Однако натурализм Астафьева определяет такую важную черту романного дискурса, как беспощадная трезвость видения, часто опровергающая декларации автора. Если присмотреться к бытию солдатского "союза", особенно в первой книге романа, то нетрудно увидеть, что нестерпимой его жизнь делают не только к даже не столько идеологические и этнические "чужаки". Кто обворовывает солдат? "Кухонные враги", - отвечает Астафьев. Откуда ж они взялись?
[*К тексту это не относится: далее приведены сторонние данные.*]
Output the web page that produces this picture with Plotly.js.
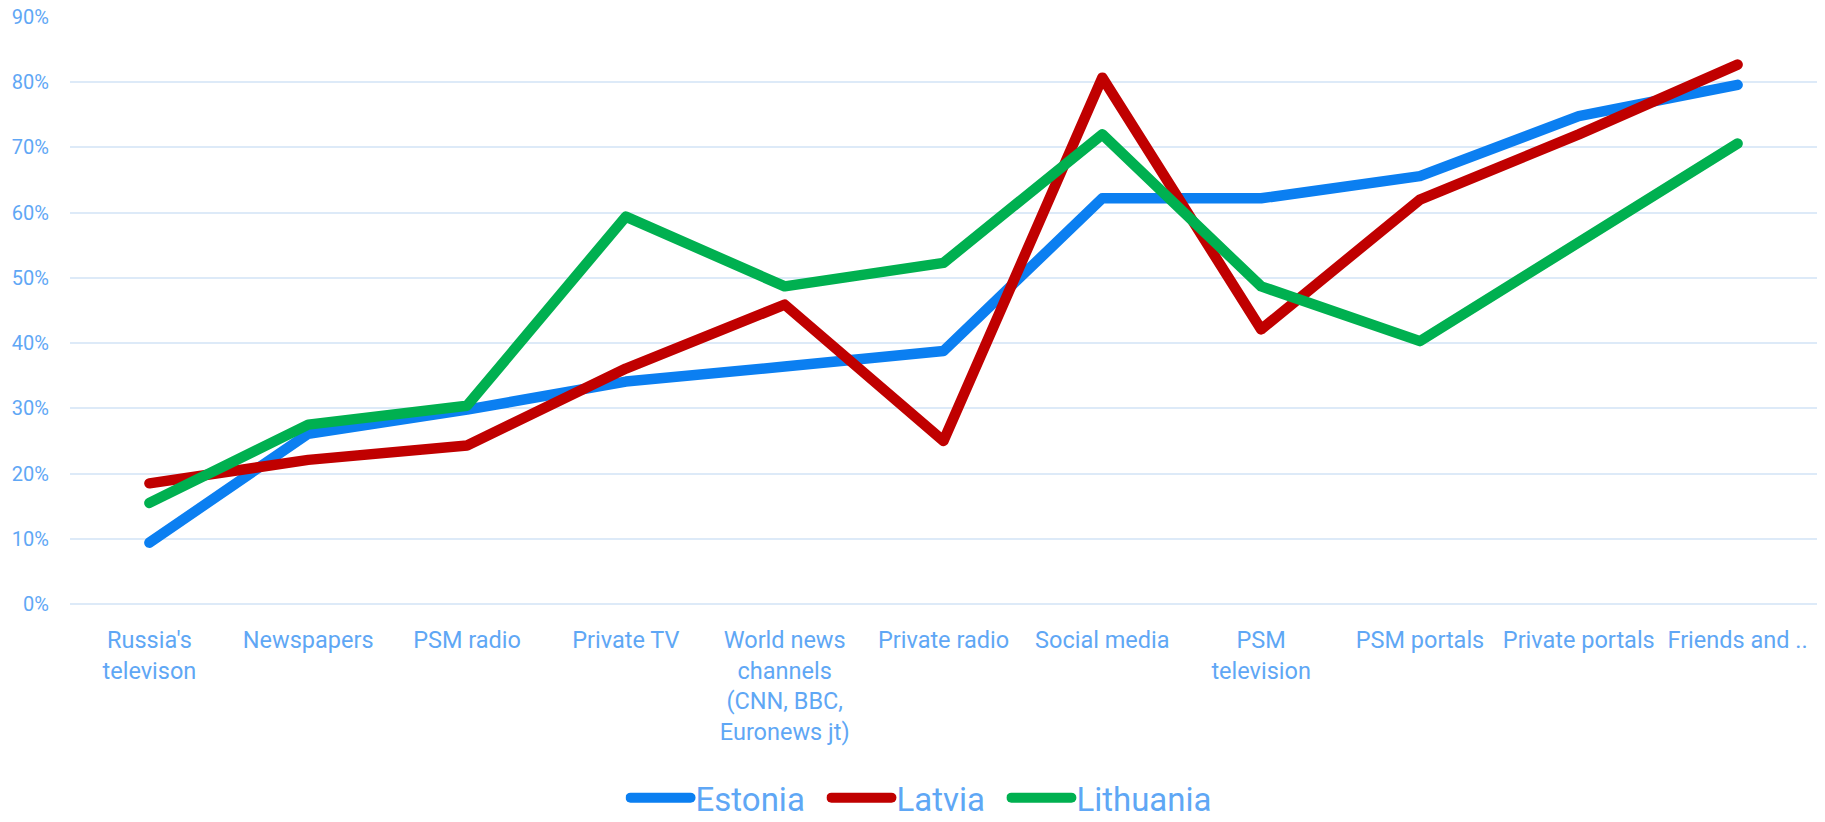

Из "нашего любимого крещеного народа", в котором, по наблюдениям романиста, случаются порой такие вот психологические странности: "Получив хоть на время какую-то пусть самую ничтожную власть (дневального по казарме, дежурного по бане, старшего команды на работе, бригадира, десятника и, не дай бог, тюремного надзирателя или охранника), остервенело глумиться над своим же братом, истязать его". И кстати тезис этот подтверждается наглядно, когда любимые астафьевские герои, попав в наряд по кухне, отъедаются за счет своего же брата-служивого, или же когда дружно наваливаются на "шамовку", украденную Булдаковым. Где? У кого? Либо все на той же кухне, либо из подполов у таких же голодных да беспомощных бабок из соседней деревни, чьи сыновья сейчас гибнут на фронте.